Land rights, livelihood and the environment

Whose Land Is It Anyway?

12 October 2019

What constitutes development and at whose cost? Are there more collaborative pathways to development and sustainability? Do those who have historically lived and preserved their environments have any control over their futures? Whose Land is it Anyway? These were the questions that our event explored. The event was an incredible and moving experience. We are so grateful to everyone who made this event such an amazing success!

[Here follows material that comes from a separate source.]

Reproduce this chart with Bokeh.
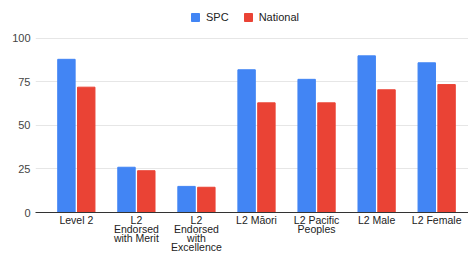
from bokeh.plotting import figure
from bokeh.models import Range1d, FixedTicker, Legend, LegendItem
from bokeh.embed import file_html
from bokeh.resources import INLINE

categories = ["Level 2", "L2\nEndorsed\nwith Merit", "L2\nEndorsed\nwith\nExcellence",
              "L2 Māori", "L2 Pacific\nPeoples", "L2 Male", "L2 Female"]
spc = [88, 26, 15, 82, 76.5, 90, 86]
national = [72, 24, 14.5, 63, 63, 70.5, 73.5]
y_ticks = [0, 25, 50, 75, 100]

BLUE = "#4285F4"
RED = "#EA4335"
FONT = "Liberation Sans"

xs = list(range(len(categories)))

p = figure(width=468, height=255, output_backend="svg", toolbar_location=None,
           x_range=Range1d(-0.68, 6.53), y_range=Range1d(0, 117.2),
           min_border_left=35, min_border_right=0, min_border_top=8, min_border_bottom=43)
p.outline_line_color = None

off = 0.165
w = 0.29
r1 = p.vbar(x=[x - off for x in xs], top=spc, width=w, color=BLUE)
r2 = p.vbar(x=[x + off for x in xs], top=national, width=w, color=RED)

p.xaxis.ticker = FixedTicker(ticks=xs)
p.xaxis.major_label_overrides = {i: c for i, c in enumerate(categories)}
p.xaxis.major_tick_line_color = None
p.xaxis.minor_tick_line_color = None
p.xaxis.major_tick_out = 0
p.xaxis.major_tick_in = 0
p.xaxis.axis_line_color = "#333333"
p.xaxis.major_label_standoff = 1
p.xaxis.major_label_text_font = FONT
p.xaxis.major_label_text_font_size = "10.5px"
p.xaxis.major_label_text_color = "#222222"
p.xaxis.major_label_text_line_height = 0.75

p.yaxis.ticker = FixedTicker(ticks=y_ticks)
p.yaxis.axis_line_color = None
p.yaxis.major_tick_line_color = None
p.yaxis.minor_tick_line_color = None
p.yaxis.major_tick_out = 0
p.yaxis.major_tick_in = 0
p.yaxis.major_label_standoff = 5
p.yaxis.major_label_text_font = FONT
p.yaxis.major_label_text_font_size = "11px"
p.yaxis.major_label_text_color = "#444444"

p.xgrid.grid_line_color = None
p.ygrid.grid_line_color = "#e6e6e6"
p.ygrid.ticker = FixedTicker(ticks=y_ticks)

legend = Legend(items=[LegendItem(label="SPC", renderers=[r1]),
                       LegendItem(label="National", renderers=[r2])],
                orientation="horizontal", location=(155, 189),
                glyph_width=10, glyph_height=10, label_standoff=6, spacing=14,
                padding=0, margin=0, border_line_color=None, background_fill_alpha=0,
                label_text_font=FONT, label_text_font_size="11px", label_text_color="#222222",
                label_height=12)
p.add_layout(legend, "center")

open("out.html", "w").write(file_html(p, INLINE))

The continual pursuit of developmental projects, economic expansion and rapid urbanisation has displaced communities and people across rural and urban India and caused irrevocable environmental destruction. The establishment of infrastructural projects ranging from mining industries to road projects to energy powerplants has led to the displacement of tens of thousands of tribal and indigenous populations who formerly lived, hunted, fished, and farmed in the lands that are being taken over from them. For indigenous communities such as forest dwellers, tribals, cattle grazers and fisherfolk - land is as an economic, social and cultural resource. Land is livelihood. Land is life.

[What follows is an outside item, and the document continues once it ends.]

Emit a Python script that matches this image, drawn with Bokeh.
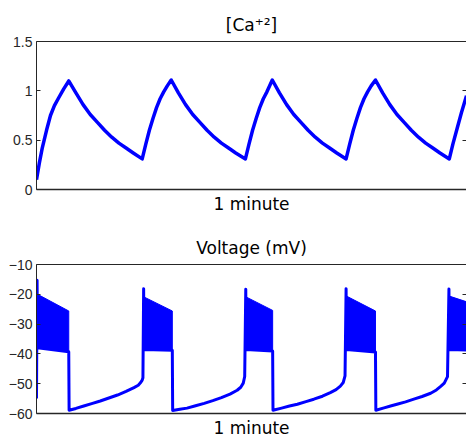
from bokeh.plotting import figure
from bokeh.layouts import column
from bokeh.models import FixedTicker, LinearAxis, Range1d, CustomJSTickFormatter
from bokeh.embed import file_html
from bokeh.resources import INLINE

# ---- intracellular calcium (time in s) ----
ca_t = [0.0, 0.4, 0.8, 1.4, 1.95, 2.5, 3.1, 3.8, 4.5,
        5.5, 6.5, 7.5, 8.5, 9.5, 10.5, 11.5, 12.5, 13.5, 14.75,
        15.25, 15.75, 16.25, 16.75, 17.25, 17.75, 18.25, 18.8,
        19.8, 20.8, 21.8, 22.8, 23.8, 24.8, 25.8, 26.8, 27.8, 29.15,
        29.65, 30.15, 30.65, 31.15, 31.65, 32.15, 32.9,
        33.9, 34.9, 35.9, 36.9, 37.9, 38.9, 39.9, 40.9, 41.9, 43.2,
        43.7, 44.2, 44.7, 45.2, 45.7, 46.2, 46.7, 47.3,
        48.3, 49.3, 50.3, 51.3, 52.3, 53.3, 54.3, 55.3, 56.3, 57.6,
        58.1, 58.7, 59.3, 60.0]
ca_val = [0.10, 0.27, 0.42, 0.60, 0.75, 0.85, 0.93, 1.02, 1.10,
          0.98, 0.86, 0.76, 0.68, 0.60, 0.53, 0.47, 0.42, 0.37, 0.31,
          0.46, 0.60, 0.72, 0.83, 0.92, 0.99, 1.05, 1.11,
          0.98, 0.86, 0.76, 0.68, 0.60, 0.53, 0.47, 0.42, 0.37, 0.31,
          0.46, 0.60, 0.72, 0.83, 0.92, 0.99, 1.11,
          0.98, 0.86, 0.76, 0.68, 0.60, 0.53, 0.47, 0.42, 0.37, 0.31,
          0.46, 0.60, 0.72, 0.83, 0.92, 0.99, 1.05, 1.11,
          0.98, 0.86, 0.76, 0.68, 0.60, 0.53, 0.47, 0.42, 0.37, 0.31,
          0.46, 0.62, 0.78, 0.95]
ca_ticks = [0, 0.5, 1, 1.5]
ca_tick_labels = ["0", "0.5", "1", "1.5"]

# ---- membrane potential: silent phases and burst on/off transitions ----
v_t = [0.0, 0.08, 0.15,
       4.5, 4.55,
       5.5, 6.6, 7.7, 8.9, 10.1, 11.3, 12.5, 13.6, 14.2, 14.5, 14.75, 14.85,
       14.95, 15.0,
       18.95, 19.0,
       20.0, 21.0, 22.2, 23.4, 24.6, 25.8, 27.0, 28.0, 28.5, 28.85, 29.05,
       29.2, 29.25,
       32.95, 33.0,
       34.2, 35.3, 36.4, 37.6, 38.7, 39.9, 41.0, 41.8, 42.4, 42.8, 43.05,
       43.2, 43.25,
       47.3, 47.35,
       48.5, 49.4, 50.3, 51.5, 52.65, 53.8, 55.0, 55.8, 56.4, 56.9, 57.35,
       57.55, 57.6,
       60.0]
v_val = [-55.0, -15.3, -37.9,
         -39.3, -58.9,
         -58.3, -57.5, -56.7, -55.8, -54.8, -53.8, -52.6, -51.3, -50.5, -49.7, -48.8, -48.0,
         -18.1, -38.5,
         -38.8, -59.0,
         -58.6, -58.2, -57.4, -56.6, -55.7, -54.7, -53.5, -52.2, -51.2, -49.8, -47.6,
         -18.3, -38.5,
         -39.0, -58.9,
         -58.2, -57.5, -56.9, -56.0, -55.2, -54.2, -53.0, -52.0, -50.8, -49.6, -47.4,
         -18.1, -38.5,
         -39.4, -58.9,
         -58.1, -57.5, -56.9, -56.1, -55.2, -54.3, -53.2, -52.1, -50.9, -49.8, -47.6,
         -18.2, -38.5,
         -38.7]

# spike-burst envelopes (fast spiking drawn as a filled band)
burst_start = [0.15, 15.0, 29.25, 43.25, 57.6]
burst_end = [4.5, 18.95, 32.95, 47.3, 60.0]
burst_hi_start = [-20.0, -20.9, -20.9, -20.6, -20.6]
burst_hi_end = [-25.6, -25.6, -25.4, -25.6, -22.5]
burst_lo_start = [-37.9, -38.5, -38.5, -38.5, -38.5]
burst_lo_end = [-39.3, -38.8, -39.0, -39.4, -38.7]

v_ticks = [-60, -50, -40, -30, -20, -10]
v_tick_labels = ["\u221260", "\u221250", "\u221240", "\u221230", "\u221220", "\u221210"]

BLUE = "#0000ff"
AXIS = "#262626"
TICK_FONT = "Liberation Sans"
TEXT_FONT = "DejaVu Sans"


def make_panel(height, top, bottom, y_lo, y_hi, ticks, labels, title):
    p = figure(width=466, height=height, x_range=Range1d(0, 60),
               y_range=Range1d(y_lo, y_hi), output_backend="svg",
               toolbar_location=None, min_border_left=36, min_border_right=0,
               min_border_top=top, min_border_bottom=bottom)
    p.outline_line_color = None
    p.xgrid.visible = False
    p.ygrid.visible = False
    p.background_fill_color = "white"
    p.border_fill_color = "white"

    p.title.text = title
    p.title.text_font = TEXT_FONT
    p.title.text_font_size = "17px"
    p.title.text_font_style = "normal"
    p.title.text_color = "black"
    p.title.align = "center"
    p.title.standoff = 13

    xa = p.xaxis[0]
    xa.ticker = FixedTicker(ticks=[])
    xa.axis_label = "1 minute"
    xa.axis_label_text_font = TEXT_FONT
    xa.axis_label_text_font_size = "17px"
    xa.axis_label_text_font_style = "normal"
    xa.axis_label_text_color = "black"
    xa.axis_label_standoff = 4
    xa.axis_line_color = AXIS
    xa.axis_line_width = 1.5
    xa.major_tick_line_color = None
    xa.minor_tick_line_color = None

    ya = p.yaxis[0]
    ya.ticker = FixedTicker(ticks=ticks)
    ya.major_label_overrides = dict(zip(ticks, labels))
    ya.major_label_text_font = TICK_FONT
    ya.major_label_text_font_size = "14px"
    ya.major_label_text_color = AXIS
    ya.major_label_standoff = 4
    ya.major_tick_in = 4
    ya.major_tick_out = 0
    ya.major_tick_line_color = AXIS
    ya.minor_tick_line_color = None
    ya.axis_line_color = AXIS

    right = LinearAxis(ticker=FixedTicker(ticks=ticks),
                       formatter=CustomJSTickFormatter(code="return ''"),
                       major_tick_in=4, major_tick_out=0,
                       major_tick_line_color=AXIS, minor_tick_line_color=None,
                       major_label_standoff=0, axis_line_color=None)
    p.add_layout(right, "right")

    above = LinearAxis(ticker=FixedTicker(ticks=[]), axis_line_color=AXIS,
                       major_tick_line_color=None, minor_tick_line_color=None,
                       major_label_standoff=0)
    p.add_layout(above, "above")
    return p


# calcium panel
p1 = make_panel(220, 41, 31, 0, 1.5, ca_ticks, ca_tick_labels, "[Ca\u207a\u00b2]")
p1.line(ca_t, ca_val, line_color=BLUE, line_width=3.5, line_join="round")

# voltage panel
p2 = make_panel(223, 44, 30, -60, -10, v_ticks, v_tick_labels, "Voltage (mV)")

band_xs = [[s, e, e, s] for s, e in zip(burst_start, burst_end)]
band_ys = [[hs, he, le, ls] for hs, he, le, ls in
           zip(burst_hi_start, burst_hi_end, burst_lo_end, burst_lo_start)]
p2.patches(band_xs, band_ys, fill_color=BLUE, line_color=BLUE, line_width=1)
p2.line(v_t, v_val, line_color=BLUE, line_width=3, line_join="round")

layout = column(p1, p2, spacing=0)
open("out.html", "w").write(file_html(layout, INLINE))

These communities have cohabited their environments for centuries and have, over the years, evolved a way of life that is woven around their immediate ecologies and also ensured that their environments are protected against degradation by man and nature. The communities closest to their lands with the least ecological footprint are at the forefront of environment conservation and climate change efforts but face continual eviction and erosion of their land rights and are the ones paying the highest cost of this development.

These non-inclusive models of development are resisted by the people who are disempowered by the deprivation of their land rights, ranging from resistance movements against the Kudankulam nuclear power plant, to the people’s movement against the coastal road in Mumbai.

Thriough our event, we wanted to delve deeper and interrogate notions of development and land rights. ‘Whose Land is it Anyway?’ was an evening of conversations at the intersections of indigeneity, land rights, development, displacement, resistance and environmental conservation in contemporary India.

The evening began with a films package comprising of 3 films - Aamchi BEST by TISS SMCS, Kabza by Purabi Bose and The Woods Are Calling by Teenaa Kaur. This was followed by a conversation between Stalin Dayanand and Kalyan Varma. The event ended on a high note with a performance by Prakash Bhoir and members of the Adivasi Haq Samvardhan Samiti.